Dataset excerpt
▼▼▼

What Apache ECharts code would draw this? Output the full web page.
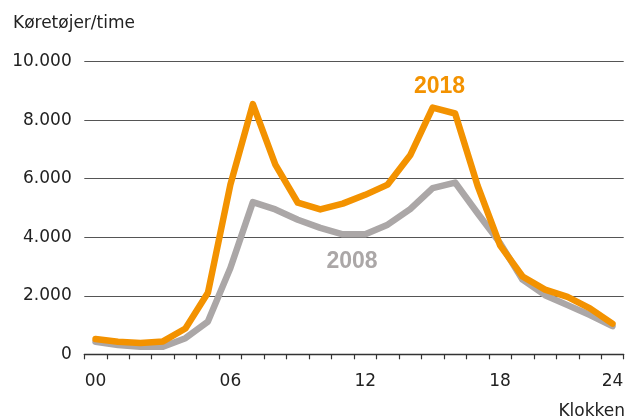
<!DOCTYPE html>
<html>
<head>
<meta charset="utf-8">
<script src="https://cdn.jsdelivr.net/npm/echarts@6/dist/echarts.min.js"></script>
<style>
html,body{margin:0;padding:0;background:#fff;}
#chart{width:627px;height:420px;}
</style>
</head>
<body>
<div id="chart"></div>
<script>
const hours = ['00','01','02','03','04','05','06','07','08','09','10','11','12','13','14','15','16','17','18','19','20','21','22','23'];
const tickLabels = {0:'00', 6:'06', 12:'12', 18:'18', 23:'24'};
const yTicks = [0, 2000, 4000, 6000, 8000, 10000];
const values2018 = [520, 430, 390, 440, 880, 2100, 5800, 8550, 6480, 5180, 4950, 5150, 5450, 5800, 6800, 8430, 8230, 5760, 3720, 2660, 2210, 1960, 1570, 1050];
const values2008 = [430, 320, 260, 260, 550, 1120, 2950, 5200, 4950, 4600, 4320, 4100, 4100, 4430, 4960, 5680, 5870, 4820, 3800, 2550, 2020, 1680, 1340, 960];
const seriesNames = ['2008', '2018'];
const yTitle = 'Køretøjer/time';
const xTitle = 'Klokken';

const ORANGE = '#F39200';
const GRAY = '#ABA7A7';
const TEXT = '#222';
const FONT = 'DejaVu Sans';

function fmt(v){ return String(v).replace(/\B(?=(\d{3})+(?!\d))/g, '.'); }

const chart = echarts.init(document.getElementById('chart'), null, {renderer:'canvas'});
chart.setOption({
  animation: false,
  backgroundColor: '#fff',
  grid: {left: 84.3, right: 3.3, top: 61.7, bottom: 65.7, containLabel: false},
  xAxis: {
    type: 'category',
    data: hours,
    boundaryGap: true,
    axisLine: {show: true, lineStyle: {color: '#333', width: 1.3}},
    axisTick: {show: true, interval: 0, length: 5, lineStyle: {color: '#333', width: 1.2}},
    axisLabel: {
      interval: function(idx){ return tickLabels[idx] !== undefined; },
      formatter: function(val, idx){ return tickLabels[idx] !== undefined ? tickLabels[idx] : ''; },
      color: TEXT, fontFamily: FONT, fontSize: 17, margin: 19
    },
    splitLine: {show: false}
  },
  yAxis: {
    type: 'value',
    min: yTicks[0], max: yTicks[yTicks.length-1], interval: 2000,
    axisLine: {show: false},
    axisTick: {show: false},
    axisLabel: {formatter: fmt, color: TEXT, fontFamily: FONT, fontSize: 17, margin: 12.6},
    splitLine: {show: true, lineStyle: {color: '#555', width: 1.2}}
  },
  series: [
    {
      name: seriesNames[0], type: 'line', data: values2008, symbol: 'none', smooth: false,
      lineStyle: {color: GRAY, width: 6.5, cap: 'round', join: 'round'}, z: 2
    },
    {
      name: seriesNames[1], type: 'line', data: values2018, symbol: 'none', smooth: false,
      lineStyle: {color: ORANGE, width: 6.5, cap: 'round', join: 'round'}, z: 3
    }
  ],
  graphic: [
    {type: 'text', left: 13, top: 15, style: {text: yTitle, fill: TEXT, font: '17px "DejaVu Sans"'}},
    {type: 'text', right: 2, top: 403, style: {text: xTitle, fill: TEXT, font: '17px "DejaVu Sans"'}},
    {type: 'text', x: 439.5, y: 87, style: {text: seriesNames[1], fill: ORANGE, font: 'bold 23px "Liberation Sans"', align: 'center', verticalAlign: 'middle'}},
    {type: 'text', x: 352, y: 262, style: {text: seriesNames[0], fill: GRAY, font: 'bold 23px "Liberation Sans"', align: 'center', verticalAlign: 'middle'}}
  ]
});
</script>
</body>
</html>
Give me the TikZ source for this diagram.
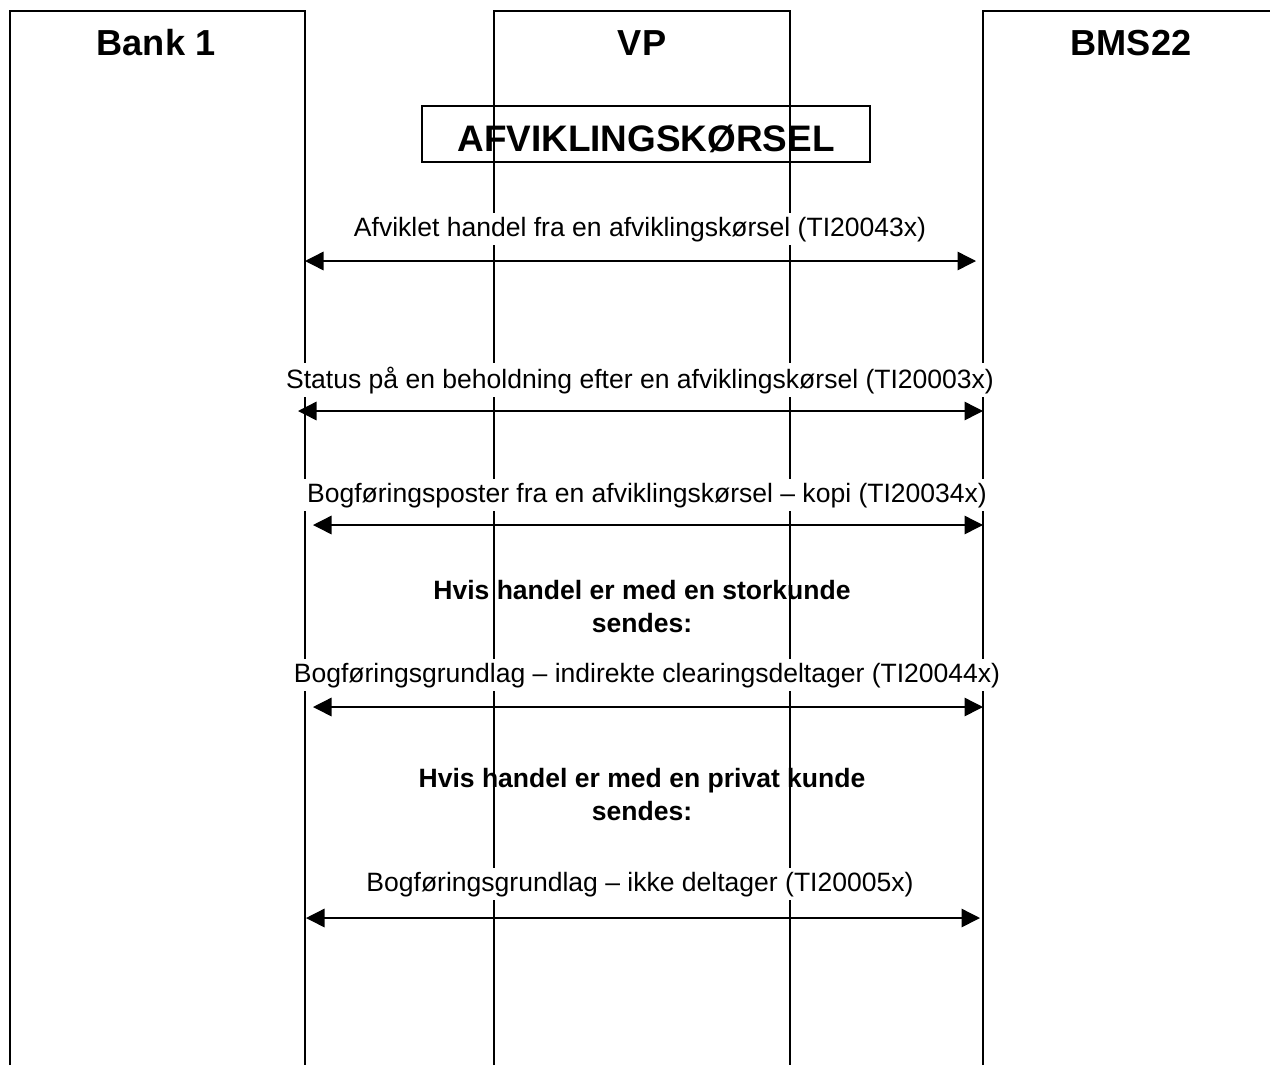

▲▲▲

Could you repeat all of the material exactly? Pictures should not be copied.

→ **FULL SOLUTION**:
What Apache ECharts code would draw this? Output the full web page.
<!DOCTYPE html>
<html>
<head>
<meta charset="utf-8">
<script src="https://cdn.jsdelivr.net/npm/echarts@6/dist/echarts.min.js"></script>
<style>
html,body{margin:0;padding:0;background:#fff;}
#chart{width:627px;height:420px;}
</style>
</head>
<body>
<div id="chart"></div>
<script>
const hours = ['00','01','02','03','04','05','06','07','08','09','10','11','12','13','14','15','16','17','18','19','20','21','22','23'];
const tickLabels = {0:'00', 6:'06', 12:'12', 18:'18', 23:'24'};
const yTicks = [0, 2000, 4000, 6000, 8000, 10000];
const values2018 = [520, 430, 390, 440, 880, 2100, 5800, 8550, 6480, 5180, 4950, 5150, 5450, 5800, 6800, 8430, 8230, 5760, 3720, 2660, 2210, 1960, 1570, 1050];
const values2008 = [430, 320, 260, 260, 550, 1120, 2950, 5200, 4950, 4600, 4320, 4100, 4100, 4430, 4960, 5680, 5870, 4820, 3800, 2550, 2020, 1680, 1340, 960];
const seriesNames = ['2008', '2018'];
const yTitle = 'Køretøjer/time';
const xTitle = 'Klokken';

const ORANGE = '#F39200';
const GRAY = '#ABA7A7';
const TEXT = '#222';
const FONT = 'DejaVu Sans';

function fmt(v){ return String(v).replace(/\B(?=(\d{3})+(?!\d))/g, '.'); }

const chart = echarts.init(document.getElementById('chart'), null, {renderer:'canvas'});
chart.setOption({
  animation: false,
  backgroundColor: '#fff',
  grid: {left: 84.3, right: 3.3, top: 61.7, bottom: 65.7, containLabel: false},
  xAxis: {
    type: 'category',
    data: hours,
    boundaryGap: true,
    axisLine: {show: true, lineStyle: {color: '#333', width: 1.3}},
    axisTick: {show: true, interval: 0, length: 5, lineStyle: {color: '#333', width: 1.2}},
    axisLabel: {
      interval: function(idx){ return tickLabels[idx] !== undefined; },
      formatter: function(val, idx){ return tickLabels[idx] !== undefined ? tickLabels[idx] : ''; },
      color: TEXT, fontFamily: FONT, fontSize: 17, margin: 19
    },
    splitLine: {show: false}
  },
  yAxis: {
    type: 'value',
    min: yTicks[0], max: yTicks[yTicks.length-1], interval: 2000,
    axisLine: {show: false},
    axisTick: {show: false},
    axisLabel: {formatter: fmt, color: TEXT, fontFamily: FONT, fontSize: 17, margin: 12.6},
    splitLine: {show: true, lineStyle: {color: '#555', width: 1.2}}
  },
  series: [
    {
      name: seriesNames[0], type: 'line', data: values2008, symbol: 'none', smooth: false,
      lineStyle: {color: GRAY, width: 6.5, cap: 'round', join: 'round'}, z: 2
    },
    {
      name: seriesNames[1], type: 'line', data: values2018, symbol: 'none', smooth: false,
      lineStyle: {color: ORANGE, width: 6.5, cap: 'round', join: 'round'}, z: 3
    }
  ],
  graphic: [
    {type: 'text', left: 13, top: 15, style: {text: yTitle, fill: TEXT, font: '17px "DejaVu Sans"'}},
    {type: 'text', right: 2, top: 403, style: {text: xTitle, fill: TEXT, font: '17px "DejaVu Sans"'}},
    {type: 'text', x: 439.5, y: 87, style: {text: seriesNames[1], fill: ORANGE, font: 'bold 23px "Liberation Sans"', align: 'center', verticalAlign: 'middle'}},
    {type: 'text', x: 352, y: 262, style: {text: seriesNames[0], fill: GRAY, font: 'bold 23px "Liberation Sans"', align: 'center', verticalAlign: 'middle'}}
  ]
});
</script>
</body>
</html>
Give me the TikZ source for this diagram.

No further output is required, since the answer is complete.